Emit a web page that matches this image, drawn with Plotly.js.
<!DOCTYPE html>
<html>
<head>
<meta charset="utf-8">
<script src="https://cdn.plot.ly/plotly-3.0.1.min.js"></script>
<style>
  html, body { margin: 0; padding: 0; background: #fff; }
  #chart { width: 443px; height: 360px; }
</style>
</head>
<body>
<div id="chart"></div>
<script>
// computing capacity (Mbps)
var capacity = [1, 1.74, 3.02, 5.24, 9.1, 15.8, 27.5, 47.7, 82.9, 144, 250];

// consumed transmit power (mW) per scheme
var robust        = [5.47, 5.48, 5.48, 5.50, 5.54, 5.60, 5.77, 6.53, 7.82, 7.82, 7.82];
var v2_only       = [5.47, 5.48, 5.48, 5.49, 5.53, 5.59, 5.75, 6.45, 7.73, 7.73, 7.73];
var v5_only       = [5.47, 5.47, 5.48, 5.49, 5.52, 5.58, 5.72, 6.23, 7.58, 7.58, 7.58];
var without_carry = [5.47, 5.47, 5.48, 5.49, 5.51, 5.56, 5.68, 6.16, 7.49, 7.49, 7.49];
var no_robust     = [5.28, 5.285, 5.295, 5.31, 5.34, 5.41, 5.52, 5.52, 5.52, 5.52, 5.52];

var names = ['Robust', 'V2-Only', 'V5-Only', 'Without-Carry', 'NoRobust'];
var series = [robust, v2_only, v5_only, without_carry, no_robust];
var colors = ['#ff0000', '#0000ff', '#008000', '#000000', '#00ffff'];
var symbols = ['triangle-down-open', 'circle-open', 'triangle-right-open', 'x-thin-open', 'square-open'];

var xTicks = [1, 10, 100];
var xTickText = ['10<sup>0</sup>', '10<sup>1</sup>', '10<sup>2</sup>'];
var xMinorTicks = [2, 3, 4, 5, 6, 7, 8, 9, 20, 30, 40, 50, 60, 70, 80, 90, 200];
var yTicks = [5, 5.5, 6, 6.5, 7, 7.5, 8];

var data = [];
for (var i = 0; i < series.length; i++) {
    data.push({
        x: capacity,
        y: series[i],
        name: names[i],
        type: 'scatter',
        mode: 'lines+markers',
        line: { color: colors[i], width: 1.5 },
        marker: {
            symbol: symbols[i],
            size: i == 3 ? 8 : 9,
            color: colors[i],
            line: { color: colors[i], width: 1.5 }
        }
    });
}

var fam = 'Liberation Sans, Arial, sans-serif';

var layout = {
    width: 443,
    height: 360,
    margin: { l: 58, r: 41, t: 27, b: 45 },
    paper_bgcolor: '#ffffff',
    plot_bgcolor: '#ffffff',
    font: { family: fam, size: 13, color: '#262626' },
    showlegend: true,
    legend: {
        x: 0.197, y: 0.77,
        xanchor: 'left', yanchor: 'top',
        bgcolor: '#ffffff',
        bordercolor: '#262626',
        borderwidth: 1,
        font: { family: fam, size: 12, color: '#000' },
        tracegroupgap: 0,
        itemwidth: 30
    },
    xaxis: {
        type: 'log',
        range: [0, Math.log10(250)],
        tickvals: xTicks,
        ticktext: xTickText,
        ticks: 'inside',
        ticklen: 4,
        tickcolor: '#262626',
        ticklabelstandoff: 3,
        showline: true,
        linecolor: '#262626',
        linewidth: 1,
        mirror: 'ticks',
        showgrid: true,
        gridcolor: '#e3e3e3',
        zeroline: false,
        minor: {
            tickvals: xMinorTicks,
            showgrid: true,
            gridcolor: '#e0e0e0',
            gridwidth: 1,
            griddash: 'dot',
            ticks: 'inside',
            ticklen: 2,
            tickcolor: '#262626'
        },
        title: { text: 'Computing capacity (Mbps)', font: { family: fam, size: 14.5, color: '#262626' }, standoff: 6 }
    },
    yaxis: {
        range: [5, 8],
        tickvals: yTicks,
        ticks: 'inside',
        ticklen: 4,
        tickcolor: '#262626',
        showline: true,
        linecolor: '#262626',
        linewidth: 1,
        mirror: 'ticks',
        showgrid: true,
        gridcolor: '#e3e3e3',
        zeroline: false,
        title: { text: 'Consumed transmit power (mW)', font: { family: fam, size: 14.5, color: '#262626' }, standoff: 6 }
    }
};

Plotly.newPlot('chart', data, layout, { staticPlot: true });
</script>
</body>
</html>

★ ★ ★ ★ ★

Reproduce every line of the data verbatim.

Emit a web page that matches this image, drawn with Plotly.js.
<!DOCTYPE html>
<html>
<head>
<meta charset="utf-8">
<script src="https://cdn.plot.ly/plotly-3.0.1.min.js"></script>
<style>
  html, body { margin: 0; padding: 0; background: #fff; }
  #chart { width: 443px; height: 360px; }
</style>
</head>
<body>
<div id="chart"></div>
<script>
// computing capacity (Mbps)
var capacity = [1, 1.74, 3.02, 5.24, 9.1, 15.8, 27.5, 47.7, 82.9, 144, 250];

// consumed transmit power (mW) per scheme
var robust        = [5.47, 5.48, 5.48, 5.50, 5.54, 5.60, 5.77, 6.53, 7.82, 7.82, 7.82];
var v2_only       = [5.47, 5.48, 5.48, 5.49, 5.53, 5.59, 5.75, 6.45, 7.73, 7.73, 7.73];
var v5_only       = [5.47, 5.47, 5.48, 5.49, 5.52, 5.58, 5.72, 6.23, 7.58, 7.58, 7.58];
var without_carry = [5.47, 5.47, 5.48, 5.49, 5.51, 5.56, 5.68, 6.16, 7.49, 7.49, 7.49];
var no_robust     = [5.28, 5.285, 5.295, 5.31, 5.34, 5.41, 5.52, 5.52, 5.52, 5.52, 5.52];

var names = ['Robust', 'V2-Only', 'V5-Only', 'Without-Carry', 'NoRobust'];
var series = [robust, v2_only, v5_only, without_carry, no_robust];
var colors = ['#ff0000', '#0000ff', '#008000', '#000000', '#00ffff'];
var symbols = ['triangle-down-open', 'circle-open', 'triangle-right-open', 'x-thin-open', 'square-open'];

var xTicks = [1, 10, 100];
var xTickText = ['10<sup>0</sup>', '10<sup>1</sup>', '10<sup>2</sup>'];
var xMinorTicks = [2, 3, 4, 5, 6, 7, 8, 9, 20, 30, 40, 50, 60, 70, 80, 90, 200];
var yTicks = [5, 5.5, 6, 6.5, 7, 7.5, 8];

var data = [];
for (var i = 0; i < series.length; i++) {
    data.push({
        x: capacity,
        y: series[i],
        name: names[i],
        type: 'scatter',
        mode: 'lines+markers',
        line: { color: colors[i], width: 1.5 },
        marker: {
            symbol: symbols[i],
            size: i == 3 ? 8 : 9,
            color: colors[i],
            line: { color: colors[i], width: 1.5 }
        }
    });
}

var fam = 'Liberation Sans, Arial, sans-serif';

var layout = {
    width: 443,
    height: 360,
    margin: { l: 58, r: 41, t: 27, b: 45 },
    paper_bgcolor: '#ffffff',
    plot_bgcolor: '#ffffff',
    font: { family: fam, size: 13, color: '#262626' },
    showlegend: true,
    legend: {
        x: 0.197, y: 0.77,
        xanchor: 'left', yanchor: 'top',
        bgcolor: '#ffffff',
        bordercolor: '#262626',
        borderwidth: 1,
        font: { family: fam, size: 12, color: '#000' },
        tracegroupgap: 0,
        itemwidth: 30
    },
    xaxis: {
        type: 'log',
        range: [0, Math.log10(250)],
        tickvals: xTicks,
        ticktext: xTickText,
        ticks: 'inside',
        ticklen: 4,
        tickcolor: '#262626',
        ticklabelstandoff: 3,
        showline: true,
        linecolor: '#262626',
        linewidth: 1,
        mirror: 'ticks',
        showgrid: true,
        gridcolor: '#e3e3e3',
        zeroline: false,
        minor: {
            tickvals: xMinorTicks,
            showgrid: true,
            gridcolor: '#e0e0e0',
            gridwidth: 1,
            griddash: 'dot',
            ticks: 'inside',
            ticklen: 2,
            tickcolor: '#262626'
        },
        title: { text: 'Computing capacity (Mbps)', font: { family: fam, size: 14.5, color: '#262626' }, standoff: 6 }
    },
    yaxis: {
        range: [5, 8],
        tickvals: yTicks,
        ticks: 'inside',
        ticklen: 4,
        tickcolor: '#262626',
        showline: true,
        linecolor: '#262626',
        linewidth: 1,
        mirror: 'ticks',
        showgrid: true,
        gridcolor: '#e3e3e3',
        zeroline: false,
        title: { text: 'Consumed transmit power (mW)', font: { family: fam, size: 14.5, color: '#262626' }, standoff: 6 }
    }
};

Plotly.newPlot('chart', data, layout, { staticPlot: true });
</script>
</body>
</html>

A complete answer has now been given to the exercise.